What you should do:
Using the entries shown below, output the line containing "Reproduce this chart with Apache ECharts.", the line containing "yMinorDecades.forEach(d => minorMult.forEach(m", and every line between them, exactly. Pictures are omitted.

Records supplied:
________________________
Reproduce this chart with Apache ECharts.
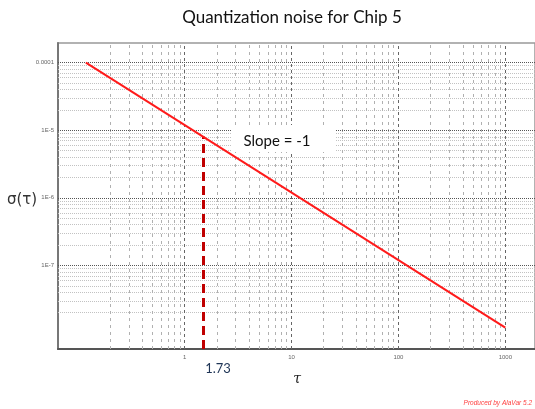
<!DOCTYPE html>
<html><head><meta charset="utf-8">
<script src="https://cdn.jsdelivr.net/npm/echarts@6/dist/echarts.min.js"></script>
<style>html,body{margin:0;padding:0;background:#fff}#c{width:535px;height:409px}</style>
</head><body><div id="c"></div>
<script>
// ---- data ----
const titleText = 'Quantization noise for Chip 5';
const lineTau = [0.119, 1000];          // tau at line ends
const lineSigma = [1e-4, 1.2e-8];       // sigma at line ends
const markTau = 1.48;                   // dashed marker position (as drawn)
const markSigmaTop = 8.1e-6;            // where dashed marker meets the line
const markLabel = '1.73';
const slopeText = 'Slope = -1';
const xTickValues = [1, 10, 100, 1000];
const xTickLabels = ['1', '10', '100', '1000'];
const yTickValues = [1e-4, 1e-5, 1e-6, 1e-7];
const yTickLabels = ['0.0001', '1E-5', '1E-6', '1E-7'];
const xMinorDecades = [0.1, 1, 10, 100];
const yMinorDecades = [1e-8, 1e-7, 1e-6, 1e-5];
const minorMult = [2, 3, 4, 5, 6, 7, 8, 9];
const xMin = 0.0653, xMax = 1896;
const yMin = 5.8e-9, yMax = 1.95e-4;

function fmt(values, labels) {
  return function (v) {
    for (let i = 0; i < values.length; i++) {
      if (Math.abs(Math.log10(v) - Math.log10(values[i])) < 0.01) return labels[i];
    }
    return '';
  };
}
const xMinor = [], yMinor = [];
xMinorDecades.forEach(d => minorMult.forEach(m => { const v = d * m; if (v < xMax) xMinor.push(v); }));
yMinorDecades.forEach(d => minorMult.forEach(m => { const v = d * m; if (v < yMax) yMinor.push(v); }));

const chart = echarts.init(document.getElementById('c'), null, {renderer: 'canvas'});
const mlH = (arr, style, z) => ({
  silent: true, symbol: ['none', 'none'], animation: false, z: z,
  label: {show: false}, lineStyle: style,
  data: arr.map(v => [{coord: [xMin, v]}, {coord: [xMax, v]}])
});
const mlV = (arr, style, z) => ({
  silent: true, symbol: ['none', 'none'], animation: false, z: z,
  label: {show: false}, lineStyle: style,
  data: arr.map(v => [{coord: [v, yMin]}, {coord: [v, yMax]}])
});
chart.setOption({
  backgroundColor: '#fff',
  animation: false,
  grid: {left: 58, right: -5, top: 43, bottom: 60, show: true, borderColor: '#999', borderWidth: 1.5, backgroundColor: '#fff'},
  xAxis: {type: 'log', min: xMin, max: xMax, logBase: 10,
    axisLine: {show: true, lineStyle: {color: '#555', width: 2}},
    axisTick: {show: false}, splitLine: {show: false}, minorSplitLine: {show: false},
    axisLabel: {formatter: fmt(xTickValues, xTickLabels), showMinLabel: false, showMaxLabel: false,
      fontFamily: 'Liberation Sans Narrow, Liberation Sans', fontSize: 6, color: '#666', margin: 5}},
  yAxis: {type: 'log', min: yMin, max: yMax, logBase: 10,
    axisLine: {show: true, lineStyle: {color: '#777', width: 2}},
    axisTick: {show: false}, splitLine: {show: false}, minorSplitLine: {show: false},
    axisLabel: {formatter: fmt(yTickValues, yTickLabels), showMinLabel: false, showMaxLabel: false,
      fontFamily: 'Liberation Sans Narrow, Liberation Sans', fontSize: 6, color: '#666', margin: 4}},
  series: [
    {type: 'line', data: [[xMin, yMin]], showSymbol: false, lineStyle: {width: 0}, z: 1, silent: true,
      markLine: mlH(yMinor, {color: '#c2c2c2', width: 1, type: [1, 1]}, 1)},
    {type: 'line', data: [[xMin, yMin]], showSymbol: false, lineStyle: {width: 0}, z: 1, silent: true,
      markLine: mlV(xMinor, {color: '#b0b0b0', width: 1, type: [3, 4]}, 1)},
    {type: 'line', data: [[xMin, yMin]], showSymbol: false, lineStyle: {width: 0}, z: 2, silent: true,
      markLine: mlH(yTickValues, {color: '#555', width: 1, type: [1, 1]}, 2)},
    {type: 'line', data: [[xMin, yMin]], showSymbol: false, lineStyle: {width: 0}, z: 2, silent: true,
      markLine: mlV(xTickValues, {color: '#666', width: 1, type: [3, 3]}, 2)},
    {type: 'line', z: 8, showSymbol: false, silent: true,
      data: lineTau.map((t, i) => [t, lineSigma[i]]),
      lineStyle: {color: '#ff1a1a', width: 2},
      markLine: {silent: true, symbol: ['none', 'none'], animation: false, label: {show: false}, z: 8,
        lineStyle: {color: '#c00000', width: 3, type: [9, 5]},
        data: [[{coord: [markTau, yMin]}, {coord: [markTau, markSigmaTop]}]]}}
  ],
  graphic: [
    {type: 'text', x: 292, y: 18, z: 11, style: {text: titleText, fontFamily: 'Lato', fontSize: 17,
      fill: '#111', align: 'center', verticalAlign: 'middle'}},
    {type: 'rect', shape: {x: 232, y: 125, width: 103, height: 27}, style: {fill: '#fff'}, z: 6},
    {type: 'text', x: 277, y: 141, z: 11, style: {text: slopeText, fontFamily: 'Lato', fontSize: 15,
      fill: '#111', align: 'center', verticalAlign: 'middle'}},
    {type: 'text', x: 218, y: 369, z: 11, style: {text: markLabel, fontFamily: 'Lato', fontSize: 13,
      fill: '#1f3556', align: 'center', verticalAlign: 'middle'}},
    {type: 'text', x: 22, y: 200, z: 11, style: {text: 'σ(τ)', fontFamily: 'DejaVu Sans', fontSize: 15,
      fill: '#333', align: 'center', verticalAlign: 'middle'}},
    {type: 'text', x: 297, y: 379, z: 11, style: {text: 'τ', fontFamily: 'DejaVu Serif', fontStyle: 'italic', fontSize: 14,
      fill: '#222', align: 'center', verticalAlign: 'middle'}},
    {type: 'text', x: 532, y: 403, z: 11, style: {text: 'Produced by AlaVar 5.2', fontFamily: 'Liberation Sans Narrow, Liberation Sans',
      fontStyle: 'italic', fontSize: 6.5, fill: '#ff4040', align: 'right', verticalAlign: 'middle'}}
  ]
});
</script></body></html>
________________________
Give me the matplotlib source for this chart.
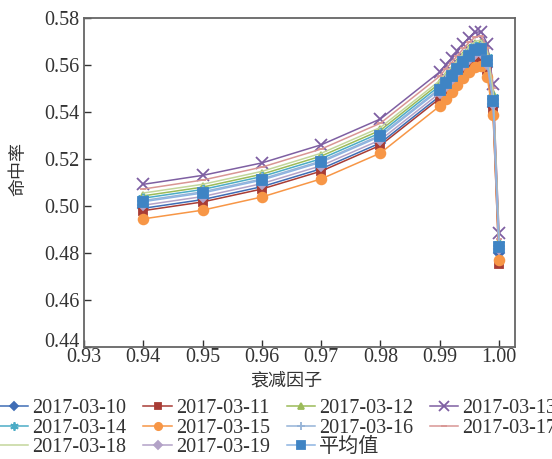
________________________
Solved exercise:
Reproduce this chart with Apache ECharts.
<!DOCTYPE html>
<html><head><meta charset="utf-8">
<script src="https://cdn.jsdelivr.net/npm/echarts@6/dist/echarts.min.js"></script>
<style>html,body{margin:0;padding:0;background:#fff}#c{width:535px;height:409px}</style>
</head><body><div id="c"></div>
<script>
// ---- data ----
const titleText = 'Quantization noise for Chip 5';
const lineTau = [0.119, 1000];          // tau at line ends
const lineSigma = [1e-4, 1.2e-8];       // sigma at line ends
const markTau = 1.48;                   // dashed marker position (as drawn)
const markSigmaTop = 8.1e-6;            // where dashed marker meets the line
const markLabel = '1.73';
const slopeText = 'Slope = -1';
const xTickValues = [1, 10, 100, 1000];
const xTickLabels = ['1', '10', '100', '1000'];
const yTickValues = [1e-4, 1e-5, 1e-6, 1e-7];
const yTickLabels = ['0.0001', '1E-5', '1E-6', '1E-7'];
const xMinorDecades = [0.1, 1, 10, 100];
const yMinorDecades = [1e-8, 1e-7, 1e-6, 1e-5];
const minorMult = [2, 3, 4, 5, 6, 7, 8, 9];
const xMin = 0.0653, xMax = 1896;
const yMin = 5.8e-9, yMax = 1.95e-4;

function fmt(values, labels) {
  return function (v) {
    for (let i = 0; i < values.length; i++) {
      if (Math.abs(Math.log10(v) - Math.log10(values[i])) < 0.01) return labels[i];
    }
    return '';
  };
}
const xMinor = [], yMinor = [];
xMinorDecades.forEach(d => minorMult.forEach(m => { const v = d * m; if (v < xMax) xMinor.push(v); }));
yMinorDecades.forEach(d => minorMult.forEach(m => { const v = d * m; if (v < yMax) yMinor.push(v); }));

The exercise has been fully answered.